Because of the wisdom in the Thirty-nine Articles, that is one reason why each year I look back at some of those Articles on our Foundation Sunday.

But that “sound scriptural and evangelical truth” has to be both Maintained and Proclaimed. If you only maintain it, you get a dead orthodoxy. If you only proclaim it, you can soon loose it. So we can learn from the courage, generosity and wisdom of our Founders.


But, fourthly, we need to heed a warning.

There was a drift of this church in the first part of the 20th century from its founding vision and moorings to a theological low-church-liberalism that would have shocked Richard Clayton. It also had a Masonic emphasis, which now the Church of England officially has declared incompatible with the Christian Faith. And that is why Paul says as you look back, some of those lessons of history you need to take as warnings. So, in 1 Corinthians 10.12 he says:

“if you think you are standing firm, be careful that you don't fall!”

Luther said that the Bible has to be fought for every 30 or 40 years. Christopher Dawson said the same about Christian cultures. And the individual Christian’s life has to be fought for every day. Jesus said that we are to pray, “Lead us not into temptation”.

However, it is not all “just try harder”. No! Listen to how Paul concludes this section of 1 Corinthians 10 in verse 13:

“No temptation has seized you except what is common to man. And God is faithful; he will not let you be tempted beyond what you can bear. But when you are tempted, he will also provide a way out so that you can stand up under it.”

So looking back is not just about warnings and temptations. It is about winning the fight in the future. Paul makes that clear in Romans 15.4 where he says this:

“For everything that was written in the past was written to teach us, so that through endurance and the encouragement of the Scriptures we might have hope.”

That means that you look back to God’s plan of salvation in history and how God fulfilled his promises in Christ, the Cross, the Resurrection, the Holy Spirit’s coming and Christ’s current Reign; and you look back to promises of a final complete and glorious fulfilment beyond history for all believers. This is to encourage you for what lies ahead and be positively hopeful as you face the future. But the future will bring challenges. They will be of two sorts.

Future challenges

First, there are those that require “endurance” – “endurance” is literally standing firm under pressure. It is what you need when you have got something positive to do, from important individual tasks at home or work to a great corporate vision - for example, for the future of this church. But everything is conspiring against it.

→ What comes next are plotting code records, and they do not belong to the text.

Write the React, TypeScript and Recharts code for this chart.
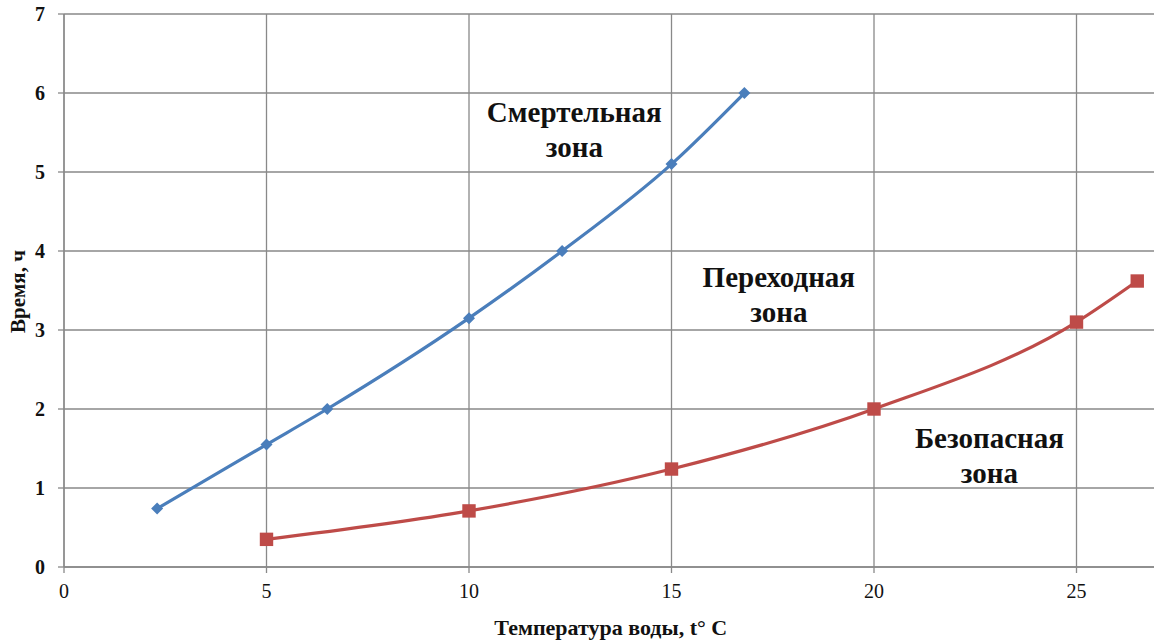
import React from "react";
import {
  LineChart,
  Line,
  XAxis,
  YAxis,
  CartesianGrid,
  ReferenceDot,
  Label,
} from "recharts";

// Смертельная граница (верхняя кривая)
const lethalTemp = [2.3, 5, 6.5, 10, 12.3, 15, 16.8];
const lethalTime = [0.74, 1.55, 2.0, 3.15, 4.0, 5.1, 6.0];

// Безопасная граница (нижняя кривая)
const safeTemp = [5, 10, 15, 20, 25, 26.5];
const safeTime = [0.35, 0.71, 1.24, 2.0, 3.1, 3.62];

const xTicks = [0, 5, 10, 15, 20, 25];
const yTicks = [0, 1, 2, 3, 4, 5, 6, 7];

const zoneLabels = [
  { x: 12.6, y: 5.53, lines: ["Смертельная", "зона"] },
  { x: 17.65, y: 3.44, lines: ["Переходная", "зона"] },
  { x: 22.85, y: 1.4, lines: ["Безопасная", "зона"] },
];

const lethalData = lethalTemp.map((t, i) => ({ t, v: lethalTime[i] }));
const safeData = safeTemp.map((t, i) => ({ t, v: safeTime[i] }));

const SERIF = "Liberation Serif";
const GRID = "#898989";

const Diamond = (props: any) => {
  const { cx, cy } = props;
  if (cx == null || cy == null) return null;
  const r = 6;
  return (
    <path
      d={`M${cx},${cy - r}L${cx + r},${cy}L${cx},${cy + r}L${cx - r},${cy}Z`}
      fill="#4a7ebb"
    />
  );
};

const Square = (props: any) => {
  const { cx, cy } = props;
  if (cx == null || cy == null) return null;
  const s = 6.7;
  return <rect x={cx - s} y={cy - s} width={s * 2} height={s * 2} fill="#be4b48" />;
};

const ZoneText = ({ viewBox, lines }: any) => {
  if (!viewBox) return null;
  const cx = viewBox.x + (viewBox.width || 0) / 2;
  const cy = viewBox.y + (viewBox.height || 0) / 2;
  return (
    <text
      x={cx}
      y={cy - 17}
      textAnchor="middle"
      fontFamily={SERIF}
      fontWeight="bold"
      fontSize={29}
      fill="#111"
    >
      {lines.map((l: string, i: number) => (
        <tspan key={i} x={cx} dy={i === 0 ? 9 : 35}>
          {l}
        </tspan>
      ))}
    </text>
  );
};

export default function App() {
  return (
    <div
      style={{
        position: "absolute",
        left: 0,
        top: 0,
        width: 1154,
        height: 641,
        overflow: "hidden",
        background: "#fff",
        fontFamily: SERIF,
      }}
    >
      <LineChart
        width={1160}
        height={641}
        margin={{ top: 14, right: 2.5, bottom: 44, left: 0 }}
      >
        <CartesianGrid stroke={GRID} strokeWidth={1.3} />
        <XAxis
          type="number"
          dataKey="t"
          domain={[0, 27]}
          ticks={xTicks}
          height={30}
          stroke={GRID}
          strokeWidth={1.3}
          tickSize={6}
          tickMargin={11}
          tick={{ fontFamily: SERIF, fontSize: 20, fill: "#111" }}
        >
          <Label
            value="Температура воды, t° C"
            position="bottom"
            offset={22}
            fontFamily={SERIF}
            fontWeight="bold"
            fontSize={22}
            fill="#111"
          />
        </XAxis>
        <YAxis
          type="number"
          domain={[0, 7]}
          ticks={yTicks}
          width={64}
          stroke={GRID}
          strokeWidth={1.3}
          tickSize={6}
          tickMargin={13}
          tick={{ fontFamily: SERIF, fontWeight: "bold", fontSize: 20, fill: "#111" }}
        >
          <Label
            value="Время, ч"
            angle={-90}
            position="insideLeft"
            offset={18}
            dy={1}
            fontFamily={SERIF}
            fontWeight="bold"
            fontSize={21}
            fill="#111"
            style={{ textAnchor: "middle" }}
          />
        </YAxis>
        <Line
          data={lethalData}
          dataKey="v"
          type="monotone"
          stroke="#4a7ebb"
          strokeWidth={3.2}
          dot={<Diamond />}
          activeDot={false}
          isAnimationActive={false}
        />
        <Line
          data={safeData}
          dataKey="v"
          type="monotone"
          stroke="#be4b48"
          strokeWidth={3.2}
          dot={<Square />}
          activeDot={false}
          isAnimationActive={false}
        />
        {zoneLabels.map((z, i) => (
          <ReferenceDot
            key={i}
            x={z.x}
            y={z.y}
            r={0}
            fill="none"
            stroke="none"
            label={<ZoneText lines={z.lines} />}
          />
        ))}
      </LineChart>
    </div>
  );
}
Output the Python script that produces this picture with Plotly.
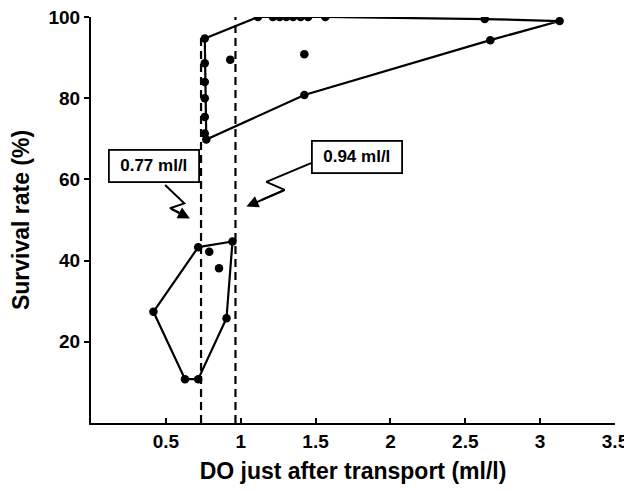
import plotly.graph_objects as go

# ---- data ----
upper_x = [0.76, 0.76, 0.76, 0.76, 0.76, 0.76, 0.77, 0.93, 1.115, 1.215, 1.26, 1.305,
           1.35, 1.40, 1.45, 1.565, 1.425, 1.425, 2.63, 3.13, 2.667]
upper_y = [94.7, 88.6, 84.0, 80.0, 75.4, 71.3, 69.8, 89.5, 100, 100, 100, 100,
           100, 100, 100, 100, 90.8, 80.8, 99.5, 99.0, 94.3]
lower_x = [0.716, 0.945, 0.79, 0.855, 0.417, 0.905, 0.628, 0.716]
lower_y = [43.3, 44.7, 42.2, 38.1, 27.4, 25.8, 10.8, 10.8]

upper_hull_x = [0.76, 1.115, 1.565, 2.63, 3.13, 2.667, 1.425, 0.77, 0.76]
upper_hull_y = [94.7, 100, 100, 99.5, 99.0, 94.3, 80.8, 69.8, 94.7]
lower_hull_x = [0.716, 0.945, 0.905, 0.716, 0.628, 0.417, 0.716]
lower_hull_y = [43.3, 44.7, 25.8, 10.8, 10.8, 27.4, 43.3]

thresholds = [0.735, 0.965]
threshold_tops = [95, 100]
threshold_labels = ["0.77 ml/l", "0.94 ml/l"]

x_ticks = [0.5, 1, 1.5, 2, 2.5, 3, 3.5]
x_ticklabels = ["0.5", "1", "1.5", "2", "2.5", "3", "3.5"]
y_ticks = [20, 40, 60, 80, 100]

# ---- figure ----
FONT = "Liberation Sans"
fig = go.Figure()

# threshold dashed lines
for xv, top in zip(thresholds, threshold_tops):
    fig.add_trace(go.Scatter(x=[xv, xv], y=[0, top], mode="lines",
                             line=dict(color="black", width=2.2, dash="8px,5px"),
                             hoverinfo="skip", showlegend=False))

# hulls
for hx, hy in [(upper_hull_x, upper_hull_y), (lower_hull_x, lower_hull_y)]:
    fig.add_trace(go.Scatter(x=hx, y=hy, mode="lines",
                             line=dict(color="black", width=2.2),
                             hoverinfo="skip", showlegend=False))

# points
fig.add_trace(go.Scatter(x=upper_x + lower_x, y=upper_y + lower_y, mode="markers",
                         marker=dict(color="black", size=8.5),
                         showlegend=False))

# callouts: zigzag leader lines
zig1_x = [0.495, 0.623, 0.528, 0.661]
zig1_y = [58.6, 54.1, 52.9, 50.4]
zig2_x = [1.47, 1.171, 1.293, 1.038]
zig2_y = [64.0, 59.4, 57.4, 53.3]
for zx, zy in [(zig1_x, zig1_y), (zig2_x, zig2_y)]:
    fig.add_trace(go.Scatter(x=zx[:-1] + [zx[-2] + 0.6 * (zx[-1] - zx[-2])],
                             y=zy[:-1] + [zy[-2] + 0.6 * (zy[-1] - zy[-2])],
                             mode="lines", line=dict(color="black", width=2),
                             hoverinfo="skip", showlegend=False))
    fig.add_annotation(x=zx[-1], y=zy[-1], ax=zx[-2], ay=zy[-2],
                       xref="x", yref="y", axref="x", ayref="y",
                       text="", showarrow=True, arrowhead=2, arrowsize=1.2,
                       arrowwidth=2, arrowcolor="black")

box_pos = [(0.4215, 63.2), (1.775, 65.4)]
for (bx, by), label in zip(box_pos, threshold_labels):
    fig.add_annotation(x=bx, y=by, xref="x", yref="y", text="<b>%s</b>" % label,
                       showarrow=False, font=dict(family=FONT, size=17, color="black"),
                       bordercolor="black", borderwidth=1.8, borderpad=0,
                       bgcolor="white", width=88, height=30)

# origin label
fig.add_annotation(x=-0.125, y=-3.5, xref="x", yref="y", text="<b>0</b>",
                   showarrow=False, font=dict(family=FONT, size=19, color="black"))

# the page body adds an 8px margin, so the figure is sized/offset to compensate
fig.update_layout(
    width=624, height=483,
    margin=dict(l=83, r=17, t=9, b=68),
    paper_bgcolor="white", plot_bgcolor="white",
    font=dict(family=FONT, color="black"),
    xaxis=dict(range=[0, 3.5], tickvals=x_ticks, ticktext=["<b>%s</b>" % t for t in x_ticklabels],
               ticks="inside", ticklen=5, tickwidth=1.5, tickcolor="black", automargin=False,
               ticklabeloverflow="allow",
               showline=True, linecolor="black", linewidth=2.2, showgrid=False, zeroline=False,
               tickfont=dict(family=FONT, size=19, color="black"),
               title=dict(text="<b>DO just after transport (ml/l)</b>",
                          font=dict(family=FONT, size=23, color="black"), standoff=12)),
    yaxis=dict(range=[0, 100], tickvals=y_ticks, ticktext=["<b>%d</b>" % t for t in y_ticks],
               ticks="outside", ticklen=5, tickwidth=1.5, tickcolor="black", automargin=False,
               ticklabeloverflow="allow",
               showline=True, linecolor="black", linewidth=2.2, showgrid=False, zeroline=False,
               tickfont=dict(family=FONT, size=19, color="black"),
               title=dict(text="<b>Survival rate (%)</b>",
                          font=dict(family=FONT, size=23, color="black"), standoff=18)),
)

fig.write_html("out.html")
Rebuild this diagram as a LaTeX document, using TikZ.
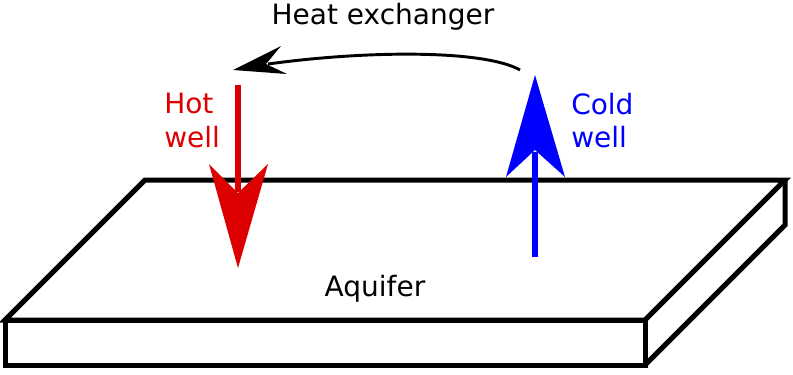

The second sort of challenges are when encouragement is required. This is what you need when you wish you had something positive to do, and when thoughts of a wider vision are light years over your head. Just surviving, for you is enough.

Or you need this sort of encouragement when you simply can’t see a way of solving some problem at home, or at work or at the church. As we look ahead together to 2011 and, God willing, beyond, there will be huge pressures. How we will need endurance and encouragement to stand firm under them. And there will be times when we are discouraged. But God wants us all to be people of hope – in this life and, of course, for eternity.

And we can be, one, as we look back to the Bible and learn those lessons of history, and as the Holy Spirit applies them to our hearts and minds and gives us the endurance to stand firm and be positively encouraged, in spite of all the challenges we will have to face.

And we can be people of hope, two, as we avoid the pitfalls of those in the wilderness and of some in our own JPC history, but are encouraged by the example of our Founders’ courage, generosity and wisdom.